Pockit prepaid card goes into hibernation, promises relaunch
PREPAID card provider Pockit has gone into hibernation, not accepting any new customers, as it prepares to relaunch.
The rewards card recently secured £1 million in funding from, among others, Sir Alex Ferguson so the return is sure to be masterfully marketed.
But behind all the promotional gumpf, it's not all that clear whether the prepaid card will be beneficial for consumers.
What's in Pockit's pockets?
Pockit is marketed to those with a poor credit history who might otherwise struggle to be accepted for a rewards card.
The card can be to get up to 10% cash back with certain high street retailers. These currently include Marks and Spencer, Comet, Toys R Us, Halifax, Jessops, and Aviva.
Uniquely, Pockit enables cardholders to collect that cash back at the till rather than having to store it up.
Investors say they also see the card as potentially helpful to those who can't access a mainstream bank account.
"There are nearly three million people in the UK who don't have access to full banking which means that they are currently unable to benefit from the convenience and savings shopping online can bring," one prominent Pockit investor, and CEO of Mothercare, said recently.
The Pockit card is issued under the Mastercard brand, giving it pretty much blanket acceptance by UK shops and ATMs, and, like all prepaid cards, consumers can only spend the money they've already loaded onto the card which (arguably) makes budgeting easier.
... And fees
But although Pockit's champions say that the card is all about empowering consumers, the card's fees tell a different story.
Its critics point to the fact that each transaction costs the cardholder the princely sum of 45p. That's a hefty fee, particularly for those using it solely to try and save money by shopping online.
Cardholders are also be charged £1.50 for using the card to withdraw money at an ATM and that increases to a holiday spoiling £2.25 when abroad.

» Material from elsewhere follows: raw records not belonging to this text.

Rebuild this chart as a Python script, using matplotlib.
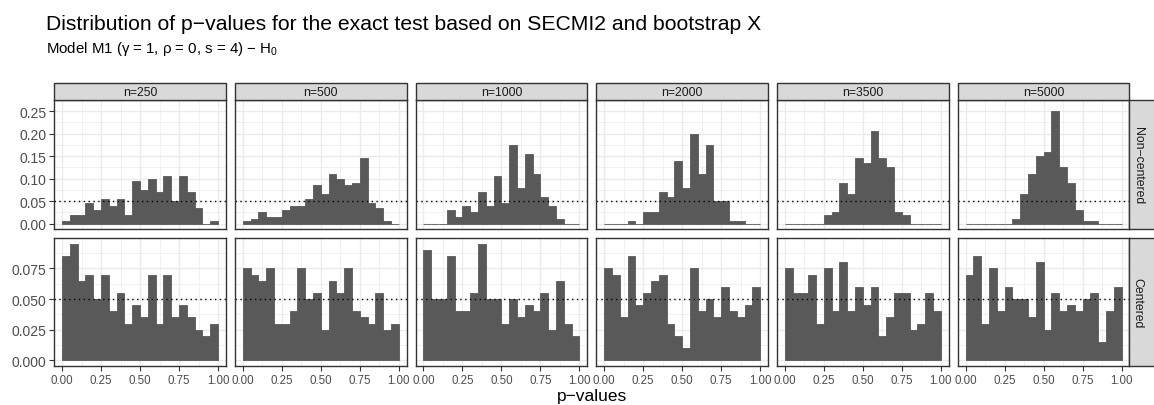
import numpy as np
import matplotlib
matplotlib.use("Agg")
from matplotlib import pyplot as plt
from matplotlib.patches import Rectangle

plt.rcParams['font.family'] = ['Liberation Sans', 'DejaVu Sans']
plt.rcParams['mathtext.fontset'] = 'custom'
plt.rcParams['mathtext.rm'] = 'Liberation Sans'
plt.rcParams['mathtext.it'] = 'Liberation Sans:italic'

# share of p-values per bin (20 bins on [0, 1])
sample_sizes = [250, 500, 1000, 2000, 3500, 5000]
bin_edges = np.linspace(0, 1, 21)

non_centered = [
    [0.005, 0.02, 0.02, 0.045, 0.03, 0.055, 0.04, 0.055, 0.02, 0.095,
     0.075, 0.10, 0.07, 0.105, 0.05, 0.105, 0.07, 0.035, 0.0, 0.005],
    [0.005, 0.01, 0.025, 0.015, 0.015, 0.03, 0.04, 0.04, 0.055, 0.085,
     0.065, 0.11, 0.10, 0.085, 0.09, 0.145, 0.045, 0.035, 0.005, 0.0],
    [0.0, 0.0, 0.0, 0.03, 0.015, 0.04, 0.025, 0.07, 0.04, 0.105,
     0.045, 0.175, 0.08, 0.155, 0.11, 0.06, 0.04, 0.01, 0.0, 0.0],
    [0.0, 0.0, 0.0, 0.005, 0.0, 0.025, 0.025, 0.07, 0.06, 0.14,
     0.08, 0.20, 0.11, 0.175, 0.05, 0.05, 0.005, 0.005, 0.0, 0.0],
    [0.0, 0.0, 0.0, 0.0, 0.0, 0.02, 0.025, 0.09, 0.065, 0.145,
     0.135, 0.205, 0.145, 0.125, 0.025, 0.02, 0.0, 0.0, 0.0, 0.0],
    [0.0, 0.0, 0.0, 0.0, 0.0, 0.0, 0.01, 0.065, 0.11, 0.15,
     0.16, 0.25, 0.125, 0.09, 0.03, 0.005, 0.005, 0.0, 0.0, 0.0],
]
centered = [
    [0.085, 0.095, 0.065, 0.07, 0.05, 0.07, 0.04, 0.055, 0.03, 0.045,
     0.035, 0.07, 0.03, 0.07, 0.035, 0.045, 0.035, 0.025, 0.02, 0.03],
    [0.075, 0.07, 0.065, 0.075, 0.03, 0.03, 0.04, 0.075, 0.05, 0.055,
     0.025, 0.065, 0.055, 0.075, 0.04, 0.035, 0.03, 0.055, 0.025, 0.03],
    [0.09, 0.05, 0.05, 0.085, 0.04, 0.04, 0.055, 0.095, 0.05, 0.05,
     0.03, 0.05, 0.035, 0.045, 0.04, 0.055, 0.025, 0.065, 0.03, 0.02],
    [0.075, 0.07, 0.035, 0.085, 0.045, 0.055, 0.065, 0.07, 0.03, 0.02,
     0.01, 0.075, 0.04, 0.05, 0.035, 0.06, 0.04, 0.035, 0.045, 0.06],
    [0.075, 0.055, 0.055, 0.07, 0.03, 0.075, 0.04, 0.08, 0.04, 0.06,
     0.045, 0.06, 0.02, 0.035, 0.055, 0.055, 0.025, 0.03, 0.055, 0.04],
    [0.07, 0.085, 0.03, 0.075, 0.04, 0.06, 0.05, 0.05, 0.035, 0.08,
     0.025, 0.055, 0.04, 0.045, 0.04, 0.05, 0.055, 0.015, 0.04, 0.06],
]
row_labels = ['Non\u2212centered', 'Centered']
row_ticks = [[0.0, 0.05, 0.10, 0.15, 0.20, 0.25], [0.0, 0.025, 0.05, 0.075]]
row_fmt = ['{:.2f}', '{:.3f}']
x_ticks = [0.0, 0.25, 0.5, 0.75, 1.0]
nominal = 0.05

W, H = 1154, 406
fig = plt.figure(figsize=(W / 100, H / 100), dpi=100)

left0, pitch, pw = 54.3, 180.7, 171.5
row_y = [(101.0, 230.2), (239.2, 367.0)]
bar_col = '#595959'
frame_col = '#333333'
strip_fill = '#D9D9D9'
grid_col = '#EBEBEB'


def fx(px):
    return px / W


def fy(py):
    return 1 - py / H


for r, rows in enumerate([non_centered, centered]):
    top, bot = row_y[r]
    ymax = max(max(v) for v in rows)
    pad = ymax * 0.05
    for c, vals in enumerate(rows):
        x0 = left0 + c * pitch
        ax = fig.add_axes([fx(x0), fy(bot), fx(pw), (bot - top) / H])
        ax.set_xlim(-0.05, 1.05)
        ax.set_ylim(-pad, ymax + pad)
        ax.set_axisbelow(True)
        ax.set_xticks(x_ticks)
        ax.set_xticks([0.125, 0.375, 0.625, 0.875], minor=True)
        yt = row_ticks[r]
        ax.set_yticks(yt)
        step = yt[1] - yt[0]
        ax.set_yticks([t + step / 2 for t in yt[:-1]] + [yt[-1] + step / 2], minor=True)
        ax.grid(True, which='major', color=grid_col, lw=1.0)
        ax.grid(True, which='minor', color=grid_col, lw=0.5)
        ax.bar(bin_edges[:-1], vals, width=0.05, align='edge', color=bar_col,
               edgecolor=bar_col, linewidth=0.6)
        ax.axhline(nominal, color='black', ls=(0, (1, 2.5)), lw=1.0)
        for s in ax.spines.values():
            s.set_color(frame_col)
            s.set_linewidth(1.0)
        ax.tick_params(which='minor', length=0)
        ax.tick_params(which='major', length=3.6, color=frame_col, width=0.8,
                       labelcolor='#4D4D4D', labelsize=8.3, pad=2)
        if c == 0:
            ax.set_yticklabels([row_fmt[r].format(t) for t in yt], fontsize=10)
        else:
            ax.tick_params(axis='y', left=False, labelleft=False)
        if r == 1:
            ax.set_xticklabels(['0.00', '0.25', '0.50', '0.75', '1.00'])
        else:
            ax.tick_params(axis='x', bottom=False, labelbottom=False)

        # column strip
        if r == 0:
            fig.patches.append(Rectangle((fx(x0), fy(101.0)), fx(pw), 17.0 / H,
                                         transform=fig.transFigure, facecolor=strip_fill,
                                         edgecolor=frame_col, lw=1.0))
            fig.text(fx(x0 + pw / 2), fy(92.5), 'n={}'.format(sample_sizes[c]),
                     ha='center', va='center', fontsize=8.8, color='#1A1A1A')

    # row strip
    sx = left0 + 5 * pitch + pw
    fig.patches.append(Rectangle((fx(sx), fy(bot)), fx(30), (bot - top) / H,
                                 transform=fig.transFigure, facecolor=strip_fill,
                                 edgecolor=frame_col, lw=1.0))
    fig.text(fx(sx + 8.5), fy((top + bot) / 2), row_labels[r], rotation=-90,
             ha='center', va='center', fontsize=8.8, color='#1A1A1A')

fig.text(fx(46.5), fy(29.5), 'Distribution of p\u2212values for the exact test based on SECMI2 and bootstrap X',
         ha='left', va='baseline', fontsize=15.2)
fig.text(fx(46.5), fy(52.5), 'Model M1 (\u03b3 = 1, \u03c1 = 0, s = 4) \u2212 H$_0$',
         ha='left', va='baseline', fontsize=10.8)
fig.text(fx((left0 + 5 * pitch + pw + left0) / 2), fy(401.5), 'p\u2212values',
         ha='center', va='baseline', fontsize=12.5)

fig.savefig('out.png', dpi=100)
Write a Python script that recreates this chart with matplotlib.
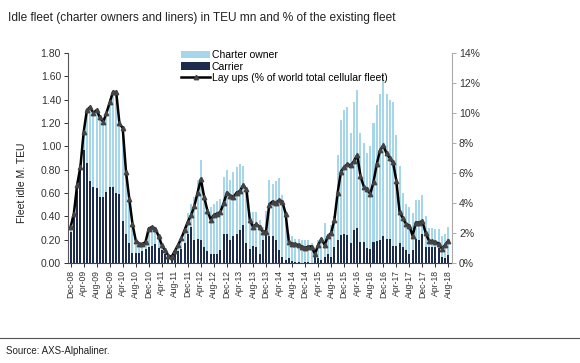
import numpy as np
import pandas as pd
import matplotlib
matplotlib.use('Agg')
import matplotlib.pyplot as plt
from matplotlib.ticker import FuncFormatter

# monthly idle fleet, Dec-08 .. Aug-18
months = pd.date_range('2008-12-01', '2018-08-01', freq='MS')
month_labels = [m.strftime('%b-%y') for m in months]

# total idle (charter owner + carrier), M TEU
total_idle = [0.30, 0.42, 0.66, 0.85, 1.12, 1.32, 1.34, 1.29, 1.31, 1.25,
              1.21, 1.28, 1.37, 1.48, 1.47, 1.19, 1.16, 0.78, 0.55, 0.34,
              0.19, 0.17, 0.16, 0.19, 0.29, 0.31, 0.29, 0.23, 0.16, 0.11,
              0.07, 0.06, 0.10, 0.16, 0.21, 0.31, 0.43, 0.51, 0.57, 0.71,
              0.88, 0.60, 0.47, 0.48, 0.51, 0.53, 0.55, 0.74, 0.80, 0.71,
              0.78, 0.82, 0.85, 0.83, 0.63, 0.44, 0.44, 0.44, 0.37, 0.31,
              0.45, 0.71, 0.68, 0.70, 0.73, 0.58, 0.45, 0.25, 0.23, 0.21,
              0.21, 0.20, 0.20, 0.20, 0.17, 0.11, 0.20, 0.20, 0.34, 0.25,
              0.33, 0.40, 0.93, 1.23, 1.31, 1.34, 1.11, 1.38, 1.48, 1.11,
              1.03, 0.94, 1.00, 1.20, 1.35, 1.45, 1.63, 1.45, 1.40, 1.38,
              1.10, 0.83, 0.60, 0.51, 0.48, 0.43, 0.54, 0.54, 0.58, 0.40,
              0.30, 0.30, 0.29, 0.29, 0.23, 0.25, 0.31]

# carrier idle, M TEU
carrier_idle = [0.27, 0.42, 0.62, 0.83, 0.97, 0.86, 0.70, 0.65, 0.64, 0.57,
                0.57, 0.61, 0.65, 0.65, 0.60, 0.59, 0.36, 0.25, 0.17, 0.09,
                0.09, 0.09, 0.10, 0.12, 0.14, 0.15, 0.16, 0.13, 0.11, 0.08,
                0.04, 0.05, 0.08, 0.10, 0.12, 0.17, 0.25, 0.31, 0.20, 0.21,
                0.20, 0.14, 0.10, 0.08, 0.08, 0.08, 0.11, 0.25, 0.25, 0.20,
                0.23, 0.25, 0.28, 0.33, 0.17, 0.12, 0.15, 0.14, 0.08, 0.20,
                0.26, 0.23, 0.23, 0.20, 0.11, 0.05, 0.03, 0.04, 0.02, 0.01,
                0.01, 0.00, 0.01, 0.01, 0.00, 0.08, 0.04, 0.03, 0.05, 0.08,
                0.05, 0.14, 0.20, 0.24, 0.25, 0.24, 0.17, 0.28, 0.30, 0.18,
                0.18, 0.13, 0.12, 0.18, 0.19, 0.20, 0.23, 0.21, 0.21, 0.15,
                0.15, 0.17, 0.14, 0.11, 0.08, 0.11, 0.21, 0.20, 0.25, 0.14,
                0.14, 0.14, 0.14, 0.13, 0.05, 0.04, 0.07]

# lay ups, % of world total cellular fleet
layups_pct = [2.4, 3.3, 5.2, 6.4, 8.7, 10.2, 10.4, 10.0, 10.2, 9.7,
              9.4, 10.0, 10.7, 11.4, 11.4, 9.3, 9.0, 6.1, 4.3, 2.6,
              1.5, 1.3, 1.25, 1.4, 2.3, 2.4, 2.3, 1.8, 1.2, 0.85,
              0.5, 0.4, 0.8, 1.2, 1.65, 2.2, 2.75, 3.2, 3.8, 4.7,
              5.6, 4.4, 3.5, 2.9, 3.2, 3.3, 3.4, 4.0, 4.7, 4.5,
              4.4, 4.7, 4.8, 5.2, 4.9, 2.9, 2.4, 2.6, 2.4, 2.1,
              2.1, 3.9, 4.1, 4.0, 4.2, 4.1, 3.3, 1.4, 1.3, 1.25,
              1.2, 1.1, 1.0, 1.1, 1.1, 0.6, 1.2, 1.6, 1.2, 1.8,
              2.0, 2.9, 4.7, 6.1, 6.4, 6.6, 6.5, 6.8, 7.2, 5.8,
              5.1, 4.9, 4.6, 5.4, 6.6, 7.5, 7.85, 7.3, 7.0, 6.7,
              5.5, 3.4, 3.0, 2.6, 2.5, 1.8, 2.7, 2.7, 2.8, 2.0,
              1.5, 1.45, 1.4, 1.3, 0.95, 1.2, 1.5]

light = '#a6d6ea'
dark = '#1d2b4c'
plt.rcParams['font.family'] = ['Liberation Sans', 'DejaVu Sans']

x = np.arange(len(months))

fig = plt.figure(figsize=(5.8, 3.63), dpi=100)
ax = fig.add_axes([68/580, 1-263/363, (452-68)/580, (263-53)/363])
ax2 = ax.twinx()

b1 = ax.bar(x, total_idle, width=0.62, color=light, label='Charter owner', zorder=2)
b2 = ax.bar(x, carrier_idle, width=0.62, color=dark, label='Carrier', zorder=3)
ln, = ax2.plot(x, layups_pct, color='black', lw=1.8, marker='^', ms=3.2,
               mfc='#444444', mec='#444444', label='Lay ups (% of world total cellular fleet)')

ax.set_xlim(-0.8, 117.1)
ax.set_ylim(0, 1.8)
ax.set_yticks(np.arange(0, 1.81, 0.2))
ax.yaxis.set_major_formatter(FuncFormatter(lambda v, p: f'{v:.2f}'))
ax2.set_ylim(0, 14)
ax2.set_yticks(np.arange(0, 15, 2))
ax2.yaxis.set_major_formatter(FuncFormatter(lambda v, p: f'{v:.0f}%'))

ax.set_xticks(x[::4])
ax.set_xticklabels(month_labels[::4], rotation=90, fontsize=6.2)

for a in (ax, ax2):
    a.spines['top'].set_visible(False)
    a.tick_params(labelsize=7.5, length=3, width=0.7, colors='#333333', pad=2)
ax.tick_params(axis='x', labelsize=6.2)
ax.spines['left'].set_color('#555555')
ax.spines['bottom'].set_color('#444444')
ax.spines['right'].set_visible(False)
ax2.spines['left'].set_visible(False)
ax2.spines['bottom'].set_visible(False)
ax2.spines['right'].set_color('#aaaaaa')
ax2.tick_params(axis='y', colors='#aaaaaa', labelcolor='#333333')

fig.text(22/580, 1-183/363, 'Fleet idle M. TEU', rotation=90, ha='center', va='center',
         fontsize=7.5, color='#222222')

leg = ax.legend([b1, b2, ln], [b1.get_label(), b2.get_label(), ln.get_label()],
                loc='upper left', bbox_to_anchor=(181/580, 1-50/363), bbox_transform=fig.transFigure,
                frameon=False, borderaxespad=0, borderpad=0, handlelength=2.8,
                handletextpad=0.15, labelspacing=0.15, prop={'size': 7.5})

fig.text(8/580, 1-18/363, 'Idle fleet (charter owners and liners) in TEU mn and % of the existing fleet',
         fontsize=8.6, color='#222222', va='center')
fig.add_artist(plt.Line2D([0, 1], [1-338/363, 1-338/363], color='#555555', lw=0.8))
fig.text(6/580, 1-351/363, 'Source: AXS-Alphaliner.', fontsize=7, color='#222222', va='center')

fig.savefig('out.png', dpi=100)
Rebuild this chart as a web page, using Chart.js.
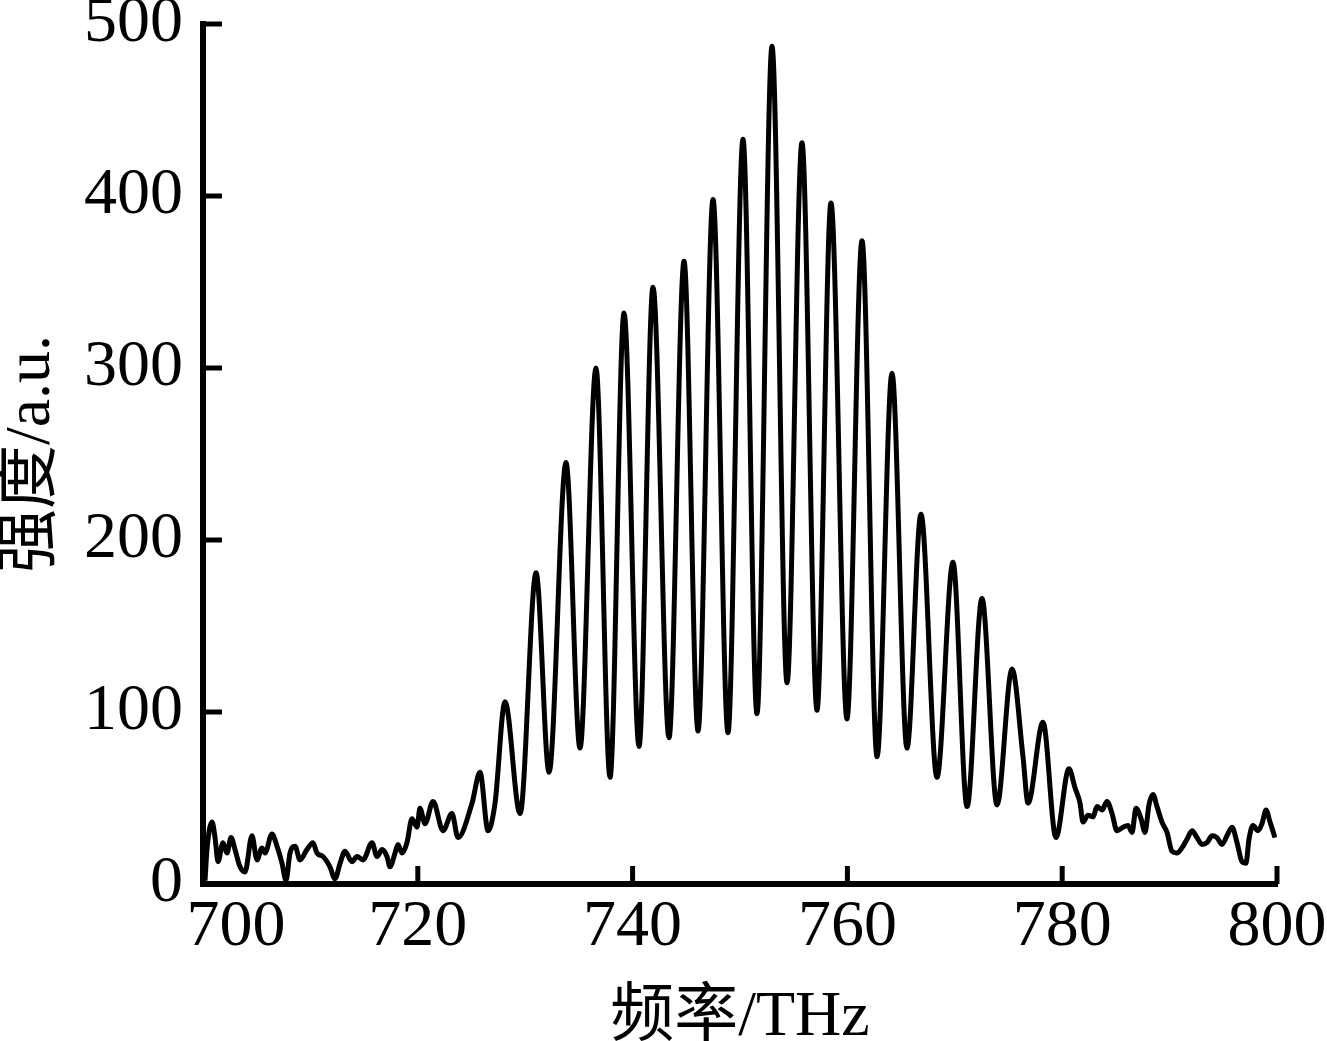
<!DOCTYPE html>
<html>
<head>
<meta charset="utf-8">
<title>频率/THz</title>
<script src="https://cdn.jsdelivr.net/npm/chart.js@4/dist/chart.umd.min.js"></script>
<style>
  html, body { margin: 0; padding: 0; background: #fff; }
  #wrap { width: 1327px; height: 1041px; }
</style>
</head>
<body>
<div id="wrap"><canvas id="spectrumChart" width="1327" height="1041"></canvas></div>
<script>
// 数据：频率 (THz) 与强度 (a.u.)
const freq = [
  // 700–728 THz 背景噪声
  700.19, 700.37, 700.84, 701.12, 701.40, 701.86, 702.23, 702.61, 702.98, 703.45,
  703.91, 704.56, 705.03, 705.49, 705.77, 706.42, 706.89, 707.36, 707.73, 708.10,
  708.57, 709.03, 709.68, 710.24, 710.61, 711.17, 711.82, 712.29, 712.76, 713.22,
  713.87, 714.34, 714.90, 715.74, 716.20, 716.67, 717.13, 717.41, 717.88, 718.16,
  718.53, 718.99, 719.46, 719.93, 720.20, 720.67, 721.42, 722.35, 723.18, 723.74,
  725.05, 725.79, 726.54, 727.19,
  // 干涉条纹
  728.12, 729.52, 731.01, 732.22, 733.80, 735.10, 736.59, 737.90, 739.20, 740.60,
  741.90, 743.39, 744.79, 746.09, 747.49, 748.88, 750.28, 751.58, 752.98, 754.38,
  755.77, 757.17, 758.47, 759.96, 761.36, 762.76, 764.15, 765.55, 766.85, 768.34,
  769.83, 771.14, 772.53, 773.93, 775.33, 776.35, 776.82, 778.21, 779.42,
  // 780–800 THz
  780.63, 781.19, 781.66, 781.94, 782.40, 782.87, 783.24, 783.71, 784.17, 784.64,
  785.10, 785.66, 786.13, 786.50, 786.87, 787.34, 787.71, 788.08, 788.45, 788.83,
  789.29, 789.76, 790.22, 790.69, 791.15, 791.62, 792.09, 792.55, 793.02, 793.48,
  793.95, 794.41, 794.88, 795.34, 795.81, 796.28, 796.74, 797.11, 797.39, 797.77,
  798.23, 798.60, 798.98, 799.35, 799.81
];
const intensity = [
  2, 20, 36, 27, 13, 24, 18, 27, 20, 10,
  7, 28, 14, 21, 18, 29, 22, 12, 2, 18,
  22, 14, 20, 24, 18, 16, 10, 3, 12, 19,
  13, 16, 14, 24, 16, 20, 16, 10, 18, 23,
  18, 24, 38, 33, 44, 35, 48, 31, 41, 27,
  47, 65, 31, 47,
  106, 41, 181, 65, 245, 79, 300, 62, 332, 80,
  347, 85, 362, 89, 398, 88, 433, 99, 487, 117,
  431, 101, 396, 96, 374, 74, 297, 79, 215, 62,
  187, 45, 166, 46, 125, 74, 47, 94, 27,
  67, 56, 47, 36, 40, 39, 45, 43, 48, 41,
  31, 33, 34, 30, 44, 38, 30, 46, 52, 45,
  36, 30, 19, 18, 21, 26, 31, 27, 23, 24,
  28, 27, 23, 28, 33, 24, 13, 12, 26, 34,
  31, 35, 43, 36, 27
];
const xTicks = [700, 720, 740, 760, 780, 800];
const yTicks = [0, 100, 200, 300, 400, 500];

const serif = '"Liberation Serif", "Times New Roman", "Noto Sans CJK SC", serif';

// 向内的刻度线
const inwardTicks = {
  id: 'inwardTicks',
  afterDraw(chart) {
    const { ctx, chartArea, scales } = chart;
    ctx.save();
    ctx.strokeStyle = '#000';
    ctx.lineWidth = 5;
    ctx.lineCap = 'butt';
    xTicks.forEach(v => {
      if (v === xTicks[0]) return;
      const px = scales.x.getPixelForValue(v);
      ctx.beginPath();
      ctx.moveTo(px, chartArea.bottom);
      ctx.lineTo(px, chartArea.bottom - 18);
      ctx.stroke();
    });
    yTicks.forEach(v => {
      if (v === yTicks[0]) return;
      const py = scales.y.getPixelForValue(v);
      ctx.beginPath();
      ctx.moveTo(chartArea.left, py);
      ctx.lineTo(chartArea.left + 19, py);
      ctx.stroke();
    });
    ctx.restore();
  }
};

function createSpectrumChart() {
  const ctx = document.getElementById('spectrumChart').getContext('2d');
  const points = freq.map((f, i) => ({ x: f, y: intensity[i] }));

  new Chart(ctx, {
    type: 'line',
    data: {
      datasets: [{
        data: points,
        borderColor: '#000',
        borderWidth: 5,
        borderJoinStyle: 'round',
        pointRadius: 0,
        fill: false,
        cubicInterpolationMode: 'monotone'
      }]
    },
    options: {
      responsive: false,
      animation: false,
      devicePixelRatio: 1,
      layout: { padding: { left: 0, right: 0, top: 24, bottom: 0 } },
      plugins: {
        legend: { display: false },
        tooltip: { enabled: false }
      },
      scales: {
        x: {
          type: 'linear',
          min: 700,
          max: 800,
          afterBuildTicks: scale => { scale.ticks = xTicks.map(v => ({ value: v })); },
          afterFit: scale => {
            scale.height = 157;
            scale.paddingLeft = 0;
            scale.paddingRight = 50;
          },
          grid: { display: false, drawTicks: false },
          border: { display: true, color: '#000', width: 6 },
          ticks: {
            color: '#000',
            padding: 11,
            maxRotation: 0,
            autoSkip: false,
            font: { family: serif, size: 66, lineHeight: 1 },
            // 700 稍向右移，避免和 0 重叠
            callback: v => (v === 700 ? '    700' : String(v))
          },
          title: {
            display: true,
            text: '频率/THz',
            color: '#000',
            padding: { top: 0, bottom: -9 },
            font: { family: serif, size: 64, lineHeight: 1 }
          }
        },
        y: {
          min: 0,
          max: 500,
          afterBuildTicks: scale => { scale.ticks = yTicks.map(v => ({ value: v })); },
          afterFit: scale => {
            scale.width = 203;
            scale.paddingTop = 0;
            scale.paddingBottom = 0;
          },
          grid: { display: false, drawTicks: false },
          border: { display: true, color: '#000', width: 6 },
          ticks: {
            color: '#000',
            padding: 20,
            font: { family: serif, size: 66, lineHeight: 0.75 }
          },
          title: {
            display: true,
            text: '强度/a.u.',
            color: '#000',
            padding: 0,
            font: { family: serif, size: 64, lineHeight: 1 }
          }
        }
      }
    },
    plugins: [inwardTicks]
  });
}

createSpectrumChart();
</script>
</body>
</html>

Fees are also incurred depending on where cardholders load the card. The two options for free loading are via BACS or by using a debit card. This obviously isn't that helpful for people who don't have access to full banking.
The other options include topping up at a Post Office, which will cost £1. Using a PayPoint will result in Pockit pocketing a 3% cut of however much is loaded (with a maximum of £249). The rate for using a credit card is 3.5%.
Pockit also limits the amount that can be present on the card at any one time up to a maximum card balance of £3,000 and a maximum monthly load of £5,000.
Like other prepaid cards, there are no compensation schemes to cover losses in connection with the card and cardholders could lose their money were Pockit's boss company (IDT Financial Services) to become insolvent.
In sum, rewards or no, saying that a prepaid Pockit is a good alternative to a basic, free bank account from the high street seems like a stretch.
Despite these problems, Pockit has attracted a lot of investor interest, principally because it was founded by the wealthy Jatania family, the tenth richest Asian family in Britain according to The Financial Times.
Initial seed funding of £500,000 was provided by Danny Jatania in 2012.
The recent round of investment has secured another £1m from the likes of Mothercare CEO Mark Newton-Jones, Denis Shafranik, Simon Barklem, Ian Langley, and, as already mentioned, Sir Alex.